→ GIVEN DATA:

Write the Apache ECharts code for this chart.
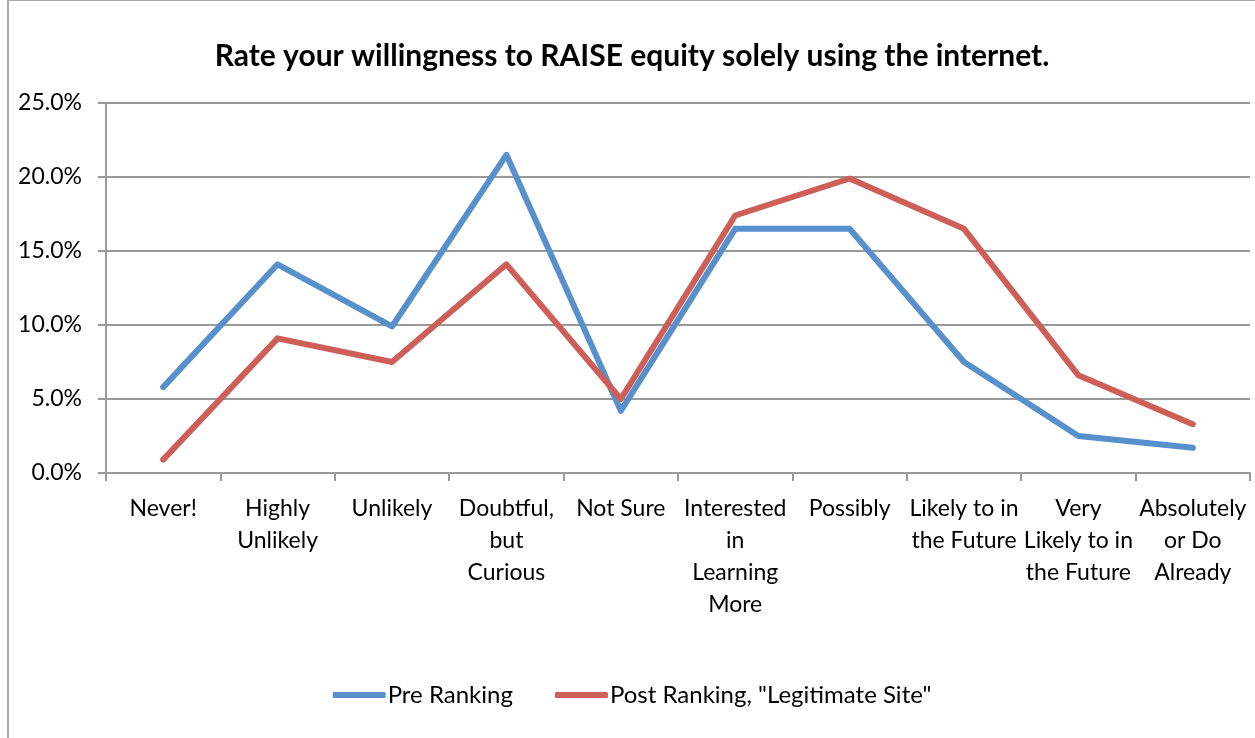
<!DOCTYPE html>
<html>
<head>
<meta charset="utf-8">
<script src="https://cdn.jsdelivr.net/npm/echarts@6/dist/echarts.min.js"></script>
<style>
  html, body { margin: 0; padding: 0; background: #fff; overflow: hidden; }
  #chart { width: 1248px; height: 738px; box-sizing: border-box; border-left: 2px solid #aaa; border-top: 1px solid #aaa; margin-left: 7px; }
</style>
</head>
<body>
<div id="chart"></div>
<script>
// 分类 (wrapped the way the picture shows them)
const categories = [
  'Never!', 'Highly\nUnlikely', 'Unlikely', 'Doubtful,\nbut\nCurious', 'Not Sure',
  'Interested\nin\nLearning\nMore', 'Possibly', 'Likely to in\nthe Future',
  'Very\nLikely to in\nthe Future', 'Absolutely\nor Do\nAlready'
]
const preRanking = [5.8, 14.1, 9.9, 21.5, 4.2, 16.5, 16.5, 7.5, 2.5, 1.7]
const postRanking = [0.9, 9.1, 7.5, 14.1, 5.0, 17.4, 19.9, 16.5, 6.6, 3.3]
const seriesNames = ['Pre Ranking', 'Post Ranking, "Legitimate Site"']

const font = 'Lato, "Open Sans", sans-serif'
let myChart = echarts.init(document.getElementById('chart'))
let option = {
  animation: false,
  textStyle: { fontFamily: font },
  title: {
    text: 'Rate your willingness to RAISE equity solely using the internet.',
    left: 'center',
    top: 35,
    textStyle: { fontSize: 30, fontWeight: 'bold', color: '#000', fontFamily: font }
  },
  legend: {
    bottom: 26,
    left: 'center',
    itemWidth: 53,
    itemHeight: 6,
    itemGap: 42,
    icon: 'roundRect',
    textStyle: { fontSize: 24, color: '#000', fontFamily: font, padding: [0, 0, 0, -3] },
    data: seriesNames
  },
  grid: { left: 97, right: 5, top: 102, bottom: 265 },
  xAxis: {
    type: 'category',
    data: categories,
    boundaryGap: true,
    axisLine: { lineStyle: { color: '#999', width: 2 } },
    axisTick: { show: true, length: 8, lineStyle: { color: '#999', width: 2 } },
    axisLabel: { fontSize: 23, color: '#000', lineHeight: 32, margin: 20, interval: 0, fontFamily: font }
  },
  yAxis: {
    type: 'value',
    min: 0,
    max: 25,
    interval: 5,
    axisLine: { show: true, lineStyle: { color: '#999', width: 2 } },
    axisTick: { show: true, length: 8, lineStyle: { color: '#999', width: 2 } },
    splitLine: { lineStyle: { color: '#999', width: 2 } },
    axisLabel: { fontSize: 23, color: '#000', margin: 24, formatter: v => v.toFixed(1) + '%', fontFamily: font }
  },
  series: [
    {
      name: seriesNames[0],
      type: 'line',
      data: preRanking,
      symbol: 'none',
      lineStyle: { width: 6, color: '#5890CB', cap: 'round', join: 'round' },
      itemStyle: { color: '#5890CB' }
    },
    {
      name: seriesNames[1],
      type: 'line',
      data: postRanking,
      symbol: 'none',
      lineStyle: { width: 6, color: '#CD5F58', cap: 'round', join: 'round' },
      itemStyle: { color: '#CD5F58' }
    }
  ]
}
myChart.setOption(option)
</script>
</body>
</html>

→ GIVEN PROBLEM: Repeat the listing above up to and including the line with "const seriesNames = ['Pre", starting from its first line. Drop any pictures.

→ EXERCISE OUTPUT:
Write the Apache ECharts code for this chart.
<!DOCTYPE html>
<html>
<head>
<meta charset="utf-8">
<script src="https://cdn.jsdelivr.net/npm/echarts@6/dist/echarts.min.js"></script>
<style>
  html, body { margin: 0; padding: 0; background: #fff; overflow: hidden; }
  #chart { width: 1248px; height: 738px; box-sizing: border-box; border-left: 2px solid #aaa; border-top: 1px solid #aaa; margin-left: 7px; }
</style>
</head>
<body>
<div id="chart"></div>
<script>
// 分类 (wrapped the way the picture shows them)
const categories = [
  'Never!', 'Highly\nUnlikely', 'Unlikely', 'Doubtful,\nbut\nCurious', 'Not Sure',
  'Interested\nin\nLearning\nMore', 'Possibly', 'Likely to in\nthe Future',
  'Very\nLikely to in\nthe Future', 'Absolutely\nor Do\nAlready'
]
const preRanking = [5.8, 14.1, 9.9, 21.5, 4.2, 16.5, 16.5, 7.5, 2.5, 1.7]
const postRanking = [0.9, 9.1, 7.5, 14.1, 5.0, 17.4, 19.9, 16.5, 6.6, 3.3]
const seriesNames = ['Pre Ranking', 'Post Ranking, "Legitimate Site"']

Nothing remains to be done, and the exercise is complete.